Westfield resident receives research fellowship at the National Institute of Standards and Technology

Allison Rose, a first year student at Loyola University Maryland, will study advanced laser sensors

BALTIMORE, MD (05/14/2012)(readMedia)-- Loyola University Maryland student Allison Rose, '15, has been awarded a 2012 Summer Undergraduate Research Fellowship (SURF) in engineering at the National Institute of Standards and Technology (NIST) in Gaithersburg, Md.

The SURF program is designed to provide hands-on research experience to promising undergraduates. More than 120 participants from across the country will each work with a mentor to conduct analysis and experiments related to a topic of importance to NIST.

Rose, of Westfield, N.J., will be assigned to the NIST engineering lab, where the wide range of research opportunities includes nanotechnology, measuring the performance of full-scale building structures, and determining the economic benefit of building choices. Rose, a mathematics and computer science double major, will study advanced laser sensors.
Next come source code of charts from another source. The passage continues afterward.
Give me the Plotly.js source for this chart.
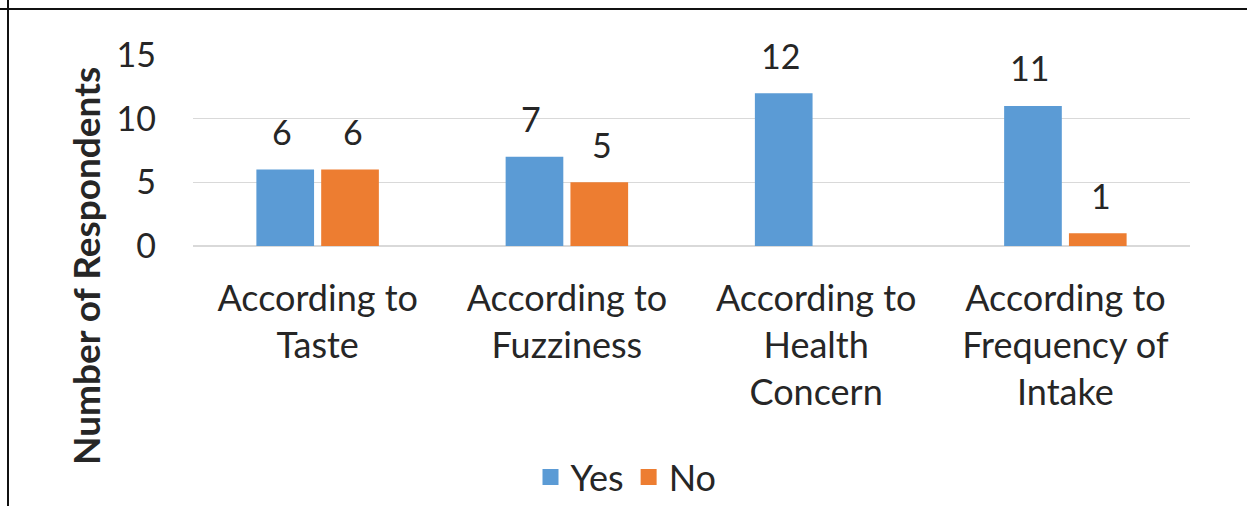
<!DOCTYPE html>
<html>
<head>
<meta charset="utf-8">
<script src="https://cdn.plot.ly/plotly-3.0.1.min.js"></script>
<style>
  html, body { margin: 0; padding: 0; background: #fff; }
  #chart { width: 1247px; height: 506px; }
  .frame-top { position: absolute; left: 0; top: 8px; width: 1247px; height: 2px; background: #111; }
  .frame-left { position: absolute; left: 7px; top: 0; width: 2px; height: 506px; background: #111; }
</style>
</head>
<body>
<div id="chart"></div>
<div class="frame-top"></div>
<div class="frame-left"></div>
<script>
// Survey responses per criterion
const categories = ["Taste", "Fuzziness", "Health", "Frequency"];
const tickLabels = [
  "According to<br>Taste",
  "According to<br>Fuzziness",
  "According to<br>Health<br>Concern",
  "According to<br>Frequency of<br>Intake"
];
const seriesNames = ["Yes", "No"];
const seriesColors = ["#5B9BD5", "#ED7D31"];
const yesValues = [6, 7, 12, 11];
const noValues = [6, 5, 0, 1];

const FONT = "Lato, 'Open Sans', sans-serif";
const TEXT = "#262626";

const seriesValues = [yesValues, noValues];

const traces = seriesValues.map((vals, s) => ({
  type: "bar", name: seriesNames[s], x: categories, y: vals,
  marker: { color: seriesColors[s] }, hoverinfo: "y", showlegend: false
}));

// legend keys drawn as larger square swatches
seriesNames.forEach((name, s) => {
  traces.push({
    type: "scatter", mode: "markers", name: name, x: [null], y: [null],
    marker: { symbol: "square", size: 18, color: seriesColors[s] },
    hoverinfo: "skip"
  });
});

// value labels above each non-zero bar
const annotations = [];
const seriesShift = [-35.5, 35.5];
seriesValues.forEach((vals, s) => {
  vals.forEach((v, i) => {
    if (v === 0) return;
    annotations.push({
      x: categories[i], y: v, xref: "x", yref: "y",
      text: String(v), showarrow: false,
      xshift: seriesShift[s], yshift: 38, yanchor: "middle",
      font: { family: FONT, size: 34, color: TEXT }
    });
  });
});

// vertical axis title, centred on the full figure height
annotations.push({
  xref: "paper", yref: "paper",
  x: (85 - 193) / 997, y: (246 - 266) / 191, xanchor: "center", yanchor: "middle",
  text: "<b>Number of Respondents</b>", textangle: -90, showarrow: false,
  font: { family: FONT, size: 37, color: TEXT }
});

const layout = {
  width: 1247, height: 506,
  margin: { l: 193, r: 57, t: 55, b: 260, autoexpand: false },
  paper_bgcolor: "#fff", plot_bgcolor: "#fff",
  barmode: "group", bargap: 0.48, bargroupgap: 0.11,
  font: { family: FONT, color: TEXT },
  xaxis: {
    type: "category", tickvals: categories, ticktext: tickLabels,
    tickfont: { family: FONT, size: 36, color: TEXT }, automargin: false,
    showline: false, ticks: "", ticklabelstandoff: 28, fixedrange: true
  },
  yaxis: {
    range: [0, 15], dtick: 5, tick0: 0, automargin: false,
    gridcolor: "#D9D9D9", gridwidth: 1.5,
    zeroline: true, zerolinecolor: "#D9D9D9", zerolinewidth: 1.5,
    showline: false, ticks: "", ticklabelstandoff: 36,
    tickfont: { family: FONT, size: 34, color: TEXT }, fixedrange: true
  },
  showlegend: true,
  legend: {
    orientation: "h", x: (626 - 193) / 997, y: (246 - 477) / 191,
    xanchor: "center", yanchor: "middle",
    font: { family: FONT, size: 36, color: TEXT },
    itemwidth: 30, traceorder: "normal", tracegroupgap: 0
  },
  annotations: annotations
};

Plotly.newPlot("chart", traces, layout, { displayModeBar: false, staticPlot: true });
</script>
</body>
</html>
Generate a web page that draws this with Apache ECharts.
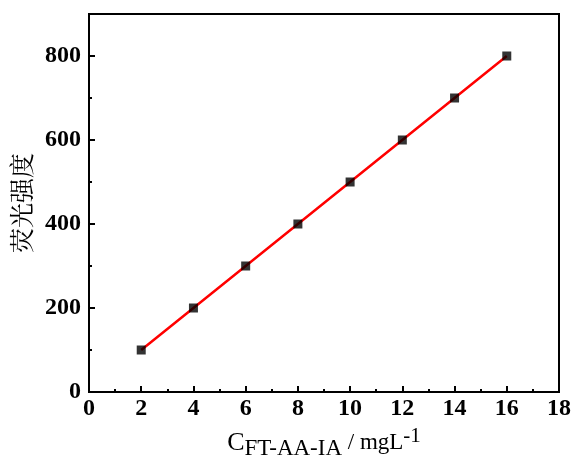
<!DOCTYPE html>
<html><head><meta charset="utf-8">
<script src="https://cdn.jsdelivr.net/npm/echarts@6/dist/echarts.min.js"></script>
<style>html,body{margin:0;padding:0;background:#fff}#c{width:574px;height:458px}</style>
</head><body><div id="c"></div>
<script>
var xValues = [2, 4, 6, 8, 10, 12, 14, 16];
var yValues = [100, 200, 300, 400, 500, 600, 700, 800];
var xTitle = 'C';
var xTitleSub = 'FT-AA-IA';
var xTitleRest = ' / mgL';
var xTitleSup = '-1';
var yTitle = '荧光强度';

var pts = xValues.map(function (x, i) { return [x, yValues[i]]; });
var serif = '"Liberation Serif","Times New Roman",serif';
var chart = echarts.init(document.getElementById('c'));
chart.setOption({
  animation: false,
  grid: { left: 89, right: 15, top: 14, bottom: 66, show: true, borderColor: '#000', borderWidth: 2,
    backgroundColor: 'transparent', containLabel: false, outerBoundsMode: 'none' },
  xAxis: {
    type: 'value', min: 0, max: 18, interval: 2,
    axisLine: { lineStyle: { color: '#000', width: 2 } },
    axisTick: { inside: true, length: 6, lineStyle: { width: 2 } },
    minorTick: { show: true, splitNumber: 2, length: 3, lineStyle: { color: '#000', width: 2 } },
    splitLine: { show: false },
    axisLabel: { color: '#000', fontFamily: serif, fontWeight: 'bold', fontSize: 24, margin: 5 },
    name: '{a|' + xTitle + '}{b|' + xTitleSub + '}{c|' + xTitleRest + '}{d|' + xTitleSup + '}',
    nameLocation: 'middle', nameGap: 33,
    nameTextStyle: {
      rich: {
        a: { fontFamily: serif, fontSize: 26, color: '#000', padding: [0, 0, 2, 0] },
        b: { fontFamily: serif, fontSize: 23, color: '#000', padding: [9, 0, 0, 0] },
        c: { fontFamily: serif, fontSize: 23, color: '#000', padding: [0, 0, 2, 0] },
        d: { fontFamily: serif, fontSize: 21, color: '#000', padding: [0, 0, 16, 0] }
      }
    }
  },
  yAxis: {
    type: 'value', min: 0, max: 900, interval: 200,
    axisLine: { show: true, lineStyle: { color: '#000', width: 2 } },
    axisTick: { show: true, inside: true, length: 6, lineStyle: { width: 2 } },
    minorTick: { show: true, splitNumber: 2, length: 3, lineStyle: { color: '#000', width: 2 } },
    splitLine: { show: false },
    axisLabel: { color: '#000', fontFamily: serif, fontWeight: 'bold', fontSize: 24, margin: 8,
      formatter: function (v) { return v % 200 === 0 ? v : ''; } },
    name: yTitle, nameLocation: 'middle', nameGap: 54, nameRotate: 90,
    nameTextStyle: { color: '#000', fontFamily: '"Noto Serif CJK SC","Noto Sans CJK SC",serif', fontSize: 25 }
  },
  series: [
    { type: 'line', data: pts, symbol: 'none', lineStyle: { color: '#ff0000', width: 2.5 }, z: 2 },
    { type: 'scatter', data: pts, symbol: 'rect', symbolSize: 9, itemStyle: { color: '#000' }, z: 3 }
  ]
});
</script></body></html>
"The summer research experience available to students in the sciences is essential to going beyond the classroom to a more open environment where students are answering questions that don't have fixed answers, working in real environments, and getting a sense of what their career path really involves," said Roger Eastman, Ph.D., associate professor and chair of the computer science department at Loyola. "I'm so proud of Allison. She is a testament to Loyola's ability to prepare and position students for the SURF program and other elite, competitive fellowships in the science-rich Baltimore/Washington, D.C. region."

Eastman and Mili Shah, Ph.D., assistant professor of mathematics and statistics at Loyola, are guest researchers at NIST and will join another NIST researcher to mentor Rose.

The science and technology disciplines are key to the Jesuit education Loyola offers its students. In September 2011, Loyola celebrated the completion of the 15,000-square-foot Donnelly Science Center expansion, which houses class laboratory spaces, research laboratories, offices, a conference room for the natural sciences, storage, a vivarium, a microscopy center, and a robotics laboratory. Loyola is currently collaborating with a group of universities under a grant from the National Science Foundation to develop a mentoring network for women professors in the sciences at predominantly undergraduate institutions. Each summer, Loyola's Hauber Fellowship provides a stipend and housing to talented undergraduate students who wish to pursue independent research in the sciences under the supervision of a faculty member.

In recent years, Loyola students have won fellowships for other projects at NIST, as well as NASA and the National Security Agency.